When making your list, Dr. Skolnick says you should think about your goals for alone time, whether it’s to feel relaxed, energized, intellectually stimulated, etc. Then, she says, you can “pick those activities that are in line with your goals and consider how long you might want to spend in alone time.”
Don’t Mistake Solitude for Loneliness
Alone time can feel strange or even unnatural to some, but it’s important to remember that this dedicated time isn’t loneliness.
As Dr. Skolnick explains, “Loneliness is an emotion that anyone can feel at any time, whether they are physically alone or not. People often feel lonely when they are not with anyone, however, it is possible to feel lonely even when someone else is present.”
“In actively choosing to take some alone time, you can plan something to do that is soothing, enjoyable, or relaxing,” Dr. Skolnick says, adding, “This will evoke positive emotions and help you reconnect with yourself.
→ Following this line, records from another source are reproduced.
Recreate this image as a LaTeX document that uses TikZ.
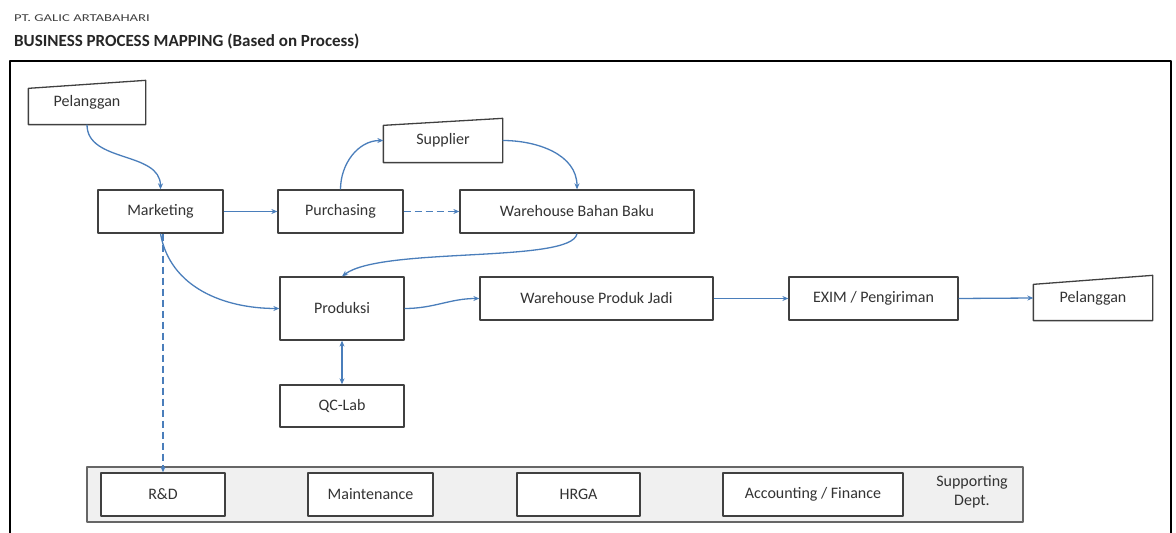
\documentclass[tikz,border=0pt]{standalone}
\usepackage{graphicx}
\usepackage{fontspec}
\setmainfont{Carlito}
\usetikzlibrary{arrows.meta}
\definecolor{flowblue}{RGB}{74,126,187}
\definecolor{boxline}{RGB}{64,64,64}
\definecolor{bandfill}{RGB}{240,240,240}

\begin{document}
\begin{tikzpicture}[x=1pt, y=1pt, line join=round,
    box/.style={draw=boxline, line width=1.3pt, minimum height=43pt, inner sep=0pt,
      text=black!80, font=\fontsize{16}{19}\selectfont},
    inbox/.style={box, draw=none},
    flow/.style={flowblue, line width=1.3pt, -{Stealth[length=6pt,width=5pt]}},
    dflow/.style={flow, dash pattern=on 7pt off 4pt}]
  \useasboundingbox (0,0) rectangle (1176,533);
  % heading
  \node[anchor=base west, inner sep=0pt, text=black!75] (firm) at (14,511)
    {\scalebox{1.4}[1]{\fontsize{10.5}{12}\selectfont PT. GALIC ARTABAHARI}};
  \node[anchor=base west, inner sep=0pt, text=black!85] (title) at (14,486)
    {\fontsize{17}{20}\selectfont\bfseries BUSINESS PROCESS MAPPING (Based on Process)};
  \draw[line width=2.5pt] (10,0) -- (10,472) -- (1171,472) -- (1171,0);

  % main flow
  \node[inbox, minimum width=116pt] (pel1) at (87,430.5) {Pelanggan};
  \node[box, minimum width=125pt] (mkt) at (160.5,321.5) {Marketing};
  \node[box, minimum width=125pt] (pur) at (340.5,321.5) {Purchasing};
  \node[inbox, minimum width=118pt] (sup) at (443,392.5) {Supplier};
  \node[box, minimum width=234pt] (wbb) at (577,321.5) {Warehouse Bahan Baku};
  \node[box, minimum width=124pt, minimum height=63pt] (prd) at (342,224.5) {Produksi};
  \node[box, minimum width=124pt, minimum height=42pt] (qc) at (342,127) {QC-Lab};
  \node[box, minimum width=233pt] (wpj) at (596.5,234.5) {Warehouse Produk Jadi};
  \node[box, minimum width=169pt] (exim) at (873.5,234.5) {EXIM / Pengiriman};
  \node[inbox, minimum width=118pt, minimum height=44pt] (pel2) at (1093,235) {Pelanggan};
  \draw[boxline, line width=1.3pt] (pel1.south west) -- (pel1.south east) -- (pel1.north east) -- ([yshift=-8pt]pel1.north west) -- cycle;
  \draw[boxline, line width=1.3pt] (sup.south west) -- (sup.south east) -- (sup.north east) -- ([yshift=-7pt]sup.north west) -- cycle;
  \draw[boxline, line width=1.3pt] (pel2.south west) -- (pel2.south east) -- (pel2.north east) -- ([yshift=-9pt]pel2.north west) -- cycle;

  % supporting departments
  \node[box, draw=black!60, fill=bandfill, minimum width=936pt, minimum height=55pt] (band) at (555,38.5) {};
  \node[box, fill=white, minimum width=124pt] (rnd) at (163,38.5) {R\&D};
  \node[box, fill=white, minimum width=125pt] (mnt) at (370.5,38.5) {Maintenance};
  \node[box, fill=white, minimum width=123pt] (hrga) at (578.5,38.5) {HRGA};
  \node[box, fill=white, minimum width=180pt] (acc) at (813,38.5) {Accounting / Finance};
  \node[text=black!80, align=center, inner sep=0pt, font=\fontsize{16}{19}\selectfont] (sdept) at (972,41) {Supporting\\Dept.};

  % connectors
  \draw[flow] (pel1.south) to[out=-90, in=90] (mkt.north);
  \draw[flow] (mkt.east) -- (pur.west);
  \draw[flow] (pur.north) to[out=90, in=180] (sup.west);
  \draw[flow] (sup.east) to[out=0, in=90] (wbb.north);
  \draw[dflow] (pur.east) -- (wbb.west);
  \draw[flow] (wbb.south) .. controls +(-5,-30) and +(40,30) .. (prd.north);
  \draw[flow] (mkt.south) to[out=-80, in=180] (prd.west);
  \draw[flow] (prd.east) to[out=0, in=180] (wpj.west);
  \draw[flow, {Stealth[length=6pt,width=5pt]}-{Stealth[length=6pt,width=5pt]}] (prd.south) -- (qc.north);
  \draw[flow] (wpj.east) -- (exim.west);
  \draw[flow] (exim.east) -- (pel2.west);
  \draw[dflow] (rnd.north |- mkt.south) -- (rnd.north);
\end{tikzpicture}
\end{document}
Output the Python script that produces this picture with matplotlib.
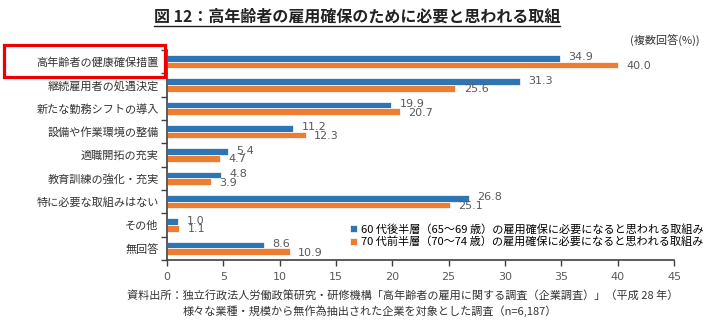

If you do start to feel lonely during your alone time, that’s OK, too, Dr. Skolnick assures. “Just try to think about the goal of your alone time and plan what you are going to do so you are more likely to get the most out of it.”
Make a Plan For Your Alone Time
Your personal plan comes down, ultimately, to what your definition of alone time is, Dr. Dodson says. For some, it will be an outlet for creativity, for others, it can be simple moments of reflection while drinking a cup of tea.
Alone time can also be a time to try something new, Dr. Skolnick says, or simply to practice being mindfully in the moment rather than worrying about the unknown future, especially during these uncertain times.
Whatever your plan for alone time is, you can and should stick to it, even after quarantine comes to an end in the coming months.